Characterization of Probability Distributions via Functional Equations of Power-Mixture Type

TL;DR

This paper investigates power-mixture functional equations related to probability distributions, providing conditions for unique solutions, extending previous results, and answering a question posed by Pitman and Yor in 2003.

Contribution

It offers new and extended conditions for the uniqueness of solutions to power-mixture functional equations, advancing the characterization of probability distributions.

Findings

Established necessary and sufficient conditions for solution uniqueness.

Extended and improved previous results on functional equations of compound-exponential and compound-Poisson types.
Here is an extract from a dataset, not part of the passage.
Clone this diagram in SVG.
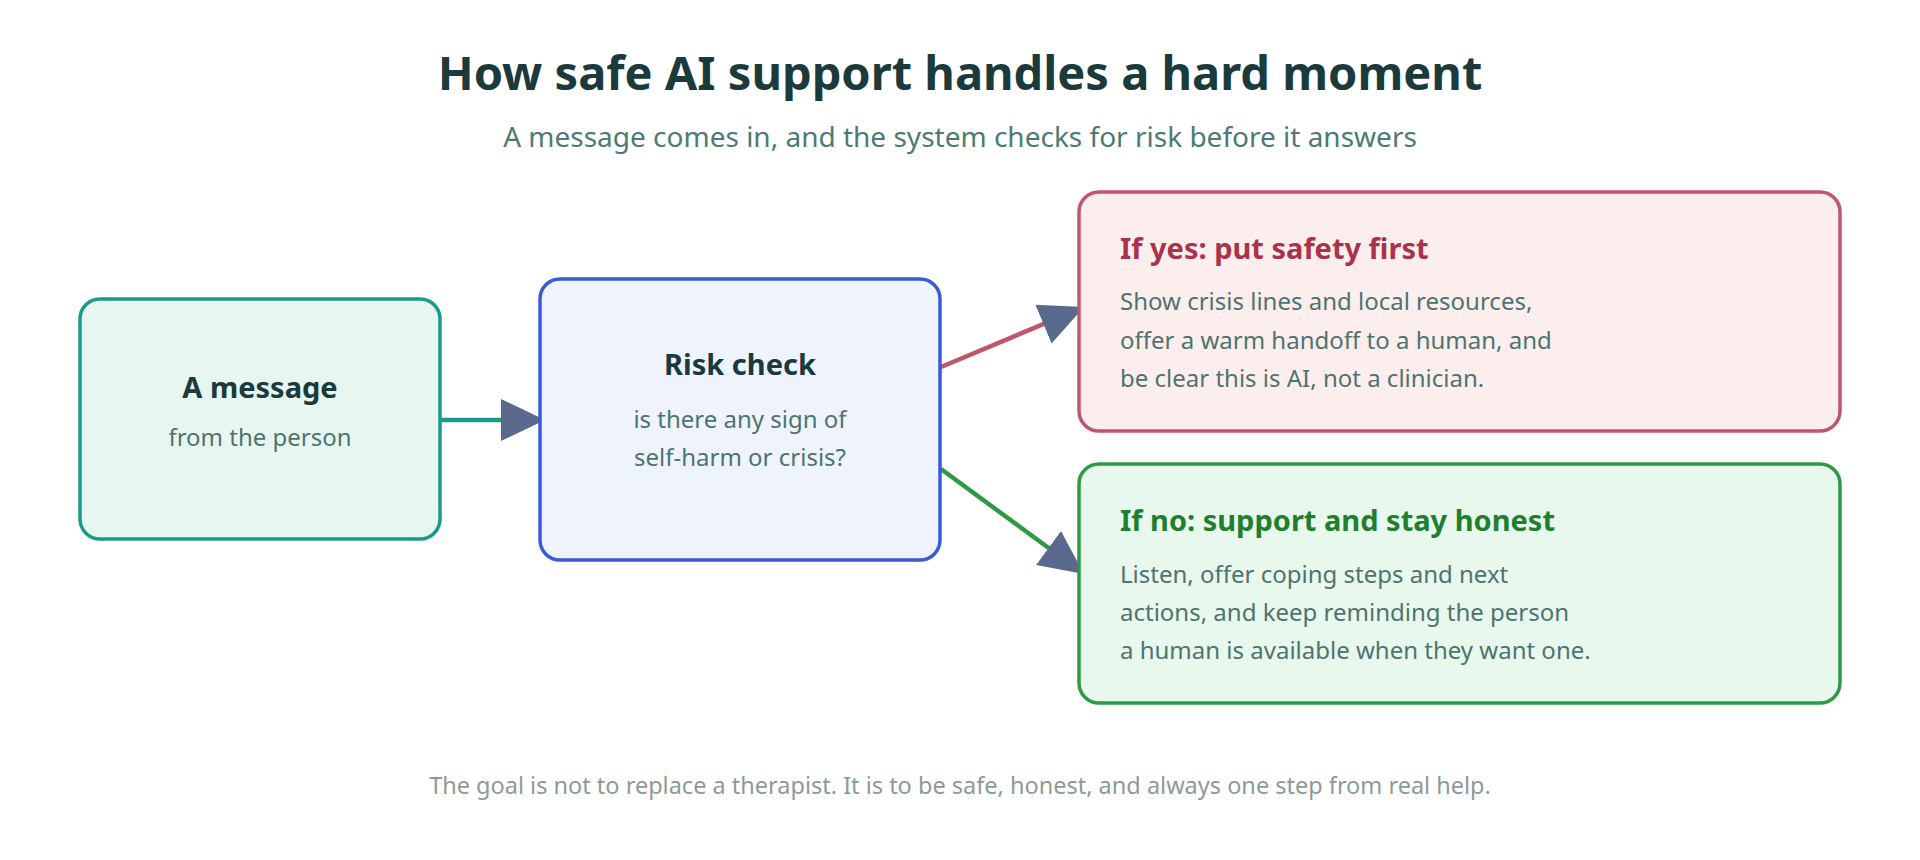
<svg xmlns="http://www.w3.org/2000/svg" width="1920" height="860" viewBox="0 0 1920 860">
<style>
text{font-family:"Noto Sans","Open Sans","Liberation Sans",sans-serif}
.t{font-size:47px;font-weight:700;fill:#1b3a3c}
.s{font-size:28px;fill:#4d7a74}
.h{font-size:29px;font-weight:700;fill:#1b3a3c}
.b{font-size:24px;fill:#4d7470}
.f{font-size:23.5px;fill:#8c9a99}
.n{stroke-width:3.5}
.c{fill:none;stroke-width:4.5}
</style>
<defs>
<marker id="ah" markerUnits="userSpaceOnUse" markerWidth="46" markerHeight="46" viewBox="0 0 46 46" refX="44" refY="23" orient="auto">
<path d="M0,2 L44,23 L0,44 z" fill="#5a6a8c"/>
</marker>
</defs>
<rect width="1920" height="860" fill="#fff"/>
<text class="t" x="960" y="90" text-anchor="middle">How safe AI support handles a hard moment</text>
<text class="s" x="960" y="147" text-anchor="middle">A message comes in, and the system checks for risk before it answers</text>
<g id="connectors">
<line class="c" x1="441" y1="420" x2="545" y2="420" stroke="#1a9a8a" marker-end="url(#ah)"/>
<line class="c" x1="941" y1="367" x2="1084" y2="307" stroke="#c0566a" marker-end="url(#ah)"/>
<line class="c" x1="941" y1="469" x2="1084" y2="574" stroke="#2e9a45" marker-end="url(#ah)"/>
</g>
<g id="message">
<rect class="n" x="80" y="299" width="360" height="240" rx="20" fill="#e8f6f1" stroke="#1a9a8a"/>
<text class="h" x="260" y="398" text-anchor="middle">A message</text>
<text class="b" x="260" y="446" text-anchor="middle">from the person</text>
</g>
<g id="risk">
<rect class="n" x="540" y="279" width="400" height="281" rx="20" fill="#eef3fe" stroke="#3b5bd6"/>
<text class="h" x="740" y="375" text-anchor="middle">Risk check</text>
<text class="b" x="740" y="428" text-anchor="middle">is there any sign of</text>
<text class="b" x="740" y="466" text-anchor="middle">self-harm or crisis?</text>
</g>
<g id="yes">
<rect class="n" x="1079" y="192" width="761" height="239" rx="20" fill="#fdeeee" stroke="#c0566a"/>
<text class="h" x="1120" y="259" style="fill:#a8334a">If yes: put safety first</text>
<text class="b" x="1120" y="310">Show crisis lines and local resources,</text>
<text class="b" x="1120" y="349">offer a warm handoff to a human, and</text>
<text class="b" x="1120" y="387">be clear this is AI, not a clinician.</text>
</g>
<g id="no">
<rect class="n" x="1079" y="464" width="761" height="239" rx="20" fill="#e8f8ec" stroke="#2e9a45"/>
<text class="h" x="1120" y="531" style="fill:#1f7f2e">If no: support and stay honest</text>
<text class="b" x="1120" y="583">Listen, offer coping steps and next</text>
<text class="b" x="1120" y="621">actions, and keep reminding the person</text>
<text class="b" x="1120" y="659">a human is available when they want one.</text>
</g>
<text class="f" x="960" y="794" text-anchor="middle">The goal is not to replace a therapist. It is to be safe, honest, and always one step from real help.</text>
</svg>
Provided an affirmative answer to a question by Pitman and Yor (2003).

Abstract

We study power-mixture type functional equations in terms of Laplace-Stieltjes transforms of probability distributions. These equations arise when studying distributional equations of the type Z = X + TZ, where T is a known random variable, while the variable Z is defined via X, and we want to `find' X. We provide necessary and sufficient conditions for such functional equations to have unique solutions. The uniqueness is equivalent to a characterization property of a probability distribution. We present results which are either new or extend and improve previous results about functional equations of compound-exponential and compound-Poisson types. In particular, we give another affirmative answer to a question posed by J. Pitman and M. Yor in 2003. We provide explicit illustrative examples and deal with related topics.